特定役員とは、法令上、「社長、副社長、代表取締役、専務取締役、常務取締役又はこれらに準ずる者で法人の経営に従事している者」をいうが、本通達では、この場合の「これらに準ずる者」について明らかにしている。
すなわち、「これらに準ずる者」とは常務取締役以上に準ずることとされていることから、これらの者と同等に法人の経営の中枢に参画している者をいう。
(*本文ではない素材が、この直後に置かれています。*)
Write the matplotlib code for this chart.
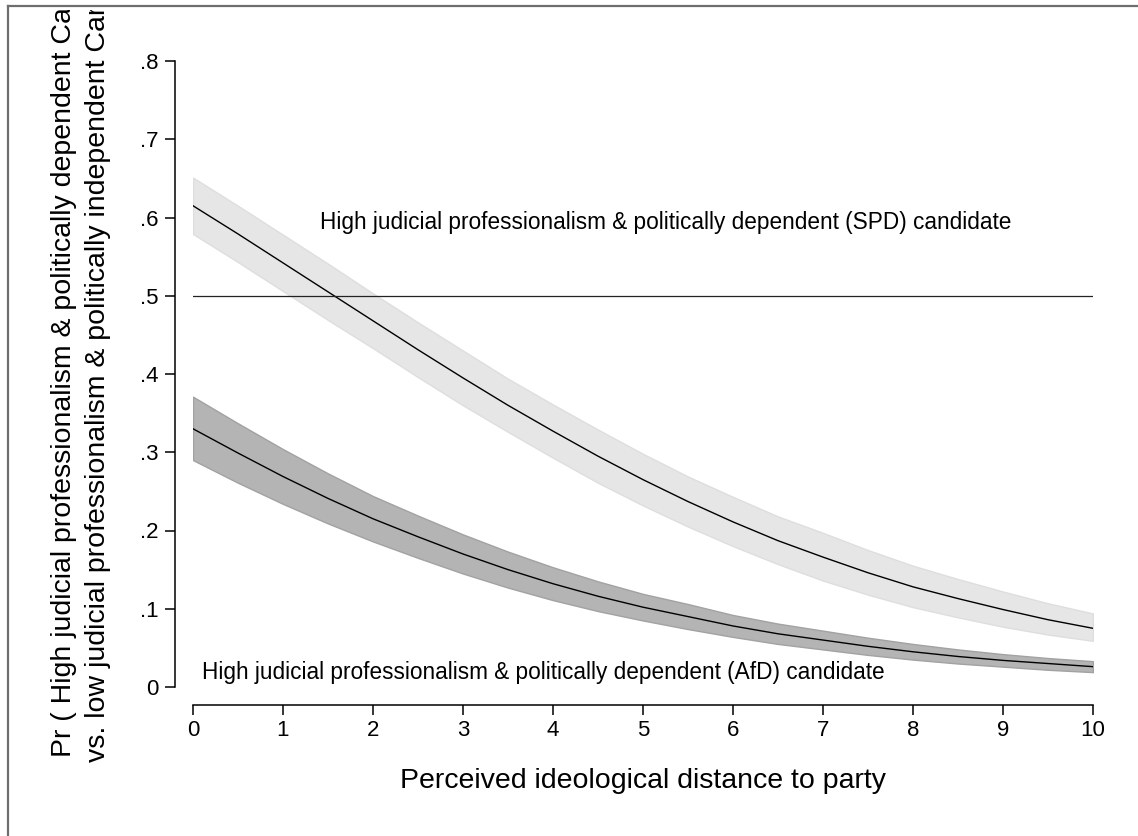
import matplotlib
matplotlib.use("Agg")
import matplotlib.pyplot as plt
from matplotlib.lines import Line2D
from matplotlib.transforms import Bbox, TransformedBbox

plt.rcParams['font.family'] = ['Liberation Sans', 'DejaVu Sans']

# distancia ideologica percebida
x_vals = [0, 0.5, 1, 1.5, 2, 2.5, 3, 3.5, 4, 4.5, 5,
          5.5, 6, 6.5, 7, 7.5, 8, 8.5, 9, 9.5, 10]

# SPD candidate: predicted probability and 95% band
spd_p = [.615, .579, .542, .505, .468, .431, .395, .360, .327, .295, .265,
         .237, .211, .187, .166, .146, .128, .113, .099, .086, .075]
spd_lo = [.579, .543, .506, .469, .433, .396, .360, .326, .293, .261, .232,
          .205, .180, .157, .136, .118, .102, .089, .077, .067, .059]
spd_hi = [.651, .615, .578, .541, .503, .466, .430, .394, .361, .329, .298,
          .269, .243, .218, .197, .175, .155, .138, .122, .107, .094]

# AfD candidate
afd_p = [.330, .299, .269, .241, .215, .192, .170, .150, .132, .116, .102,
         .090, .078, .068, .060, .052, .045, .039, .034, .030, .026]
afd_lo = [.290, .261, .234, .209, .186, .165, .145, .127, .111, .097, .085,
          .074, .064, .055, .048, .041, .035, .030, .026, .022, .019]
afd_hi = [.371, .337, .304, .273, .244, .219, .195, .173, .153, .135, .119,
          .106, .092, .081, .072, .063, .055, .048, .042, .037, .033]

x_ticks = [0, 1, 2, 3, 4, 5, 6, 7, 8, 9, 10]
y_ticks = [0, .1, .2, .3, .4, .5, .6, .7, .8]
y_tick_labels = ["0", ".1", ".2", ".3", ".4", ".5", ".6", ".7", ".8"]

W, H = 1138, 836
fig = plt.figure(figsize=(W / 100, H / 100), dpi=100)
fig.patch.set_facecolor("white")
ax = fig.add_axes([193 / W, 1 - 687 / H, 900 / W, 626 / H])

# bandas de confianca
ax.fill_between(x_vals, spd_lo, spd_hi, facecolor="#e6e6e6",
                edgecolor="#dedede", linewidth=1.0, zorder=1)
ax.fill_between(x_vals, afd_lo, afd_hi, facecolor="#b4b4b4",
                edgecolor="#a2a2a2", linewidth=1.0, zorder=2)
ax.plot(x_vals, spd_p, color="black", lw=1.0, zorder=3)
ax.plot(x_vals, afd_p, color="black", lw=1.0, zorder=3)
ax.plot([x_vals[0], x_vals[-1]], [.5, .5], color="#222222", lw=0.9, zorder=3)

ax.text(1.41, .594, "High judicial professionalism & politically dependent (SPD) candidate",
        fontsize=16.3, va="center", ha="left")
ax.text(0.1, .019, "High judicial professionalism & politically dependent (AfD) candidate",
        fontsize=16.3, va="center", ha="left")

ax.set_xlim(0, 10)
ax.set_ylim(0, .8)
ax.set_xticks(x_ticks)
ax.set_yticks(y_ticks)
ax.set_yticklabels(y_tick_labels)
ax.tick_params(axis="both", length=7, width=1.1, labelsize=16, direction="out")
ax.tick_params(axis="y", pad=5)
ax.tick_params(axis="x", pad=4)
for s in ["top", "right"]:
    ax.spines[s].set_visible(False)
for s in ["left", "bottom"]:
    ax.spines[s].set_linewidth(1.1)
    ax.spines[s].set_position(("outward", 13))
ax.patch.set_alpha(0)

ax.set_xlabel("Perceived ideological distance to party", fontsize=20.5, labelpad=19)

# titulo do eixo y em duas linhas (cortado no topo)
clip = TransformedBbox(Bbox([[0, 0], [1, 1 - 10 / H]]), fig.transFigure)
t1 = fig.text(64 / W, 79 / H,
              "Pr ( High judicial professionalism & politically dependent Candidate",
              rotation=90, fontsize=20.5, ha="center", va="bottom")
t2 = fig.text(98 / W, 74 / H,
              "vs. low judicial professionalism & politically independent Candidate )",
              rotation=90, fontsize=20.5, ha="center", va="bottom")
for t in (t1, t2):
    t.set_clip_box(clip)
    t.set_clip_on(True)

# moldura cinza (esquerda e topo)
fig.add_artist(Line2D([7.5 / W, 7.5 / W], [0, 1 - 5.5 / H], transform=fig.transFigure,
                      color="#6e6e6e", lw=1.6))
fig.add_artist(Line2D([7.5 / W, 1], [1 - 5.5 / H, 1 - 5.5 / H], transform=fig.transFigure,
                      color="#6e6e6e", lw=1.6))

fig.savefig("out.png", dpi=100)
最近、企業においていわゆるCEOやCOO(一般的には最高経営責任者、最高執行責任者と訳される)と称される者で会長や社長と同等に経営に従事している者が見受けられる。これらの者が商事法上の役員とされている場合には特定役員に該当することに特段の疑問は生じないと思われるが、 商事法上の役員とされていない場合であっても、本通達でいう「これらに準ずる者」に該当し特定役員となる。
なお、特定役員は、法令上、役員に限らないこととされているが、法人の経営の中枢に参画していることから、 通常は、法人税法施行令第7条に規定するみなし役員に該当するものと考えられる。
また、この要件を満たすことのみを目的として形式的に短期間だけ常務取締役に就任するようなことは許されないことはいうまでもない。
(2) なお、特定役員に該当する専務取締役又は常務取締役とは、定款等の規定又は総会若しくは取締役会の決議等により専務取締役等として職制上の地位が付与された役員をいう。このことを、本通達の(注)で明らかにしている。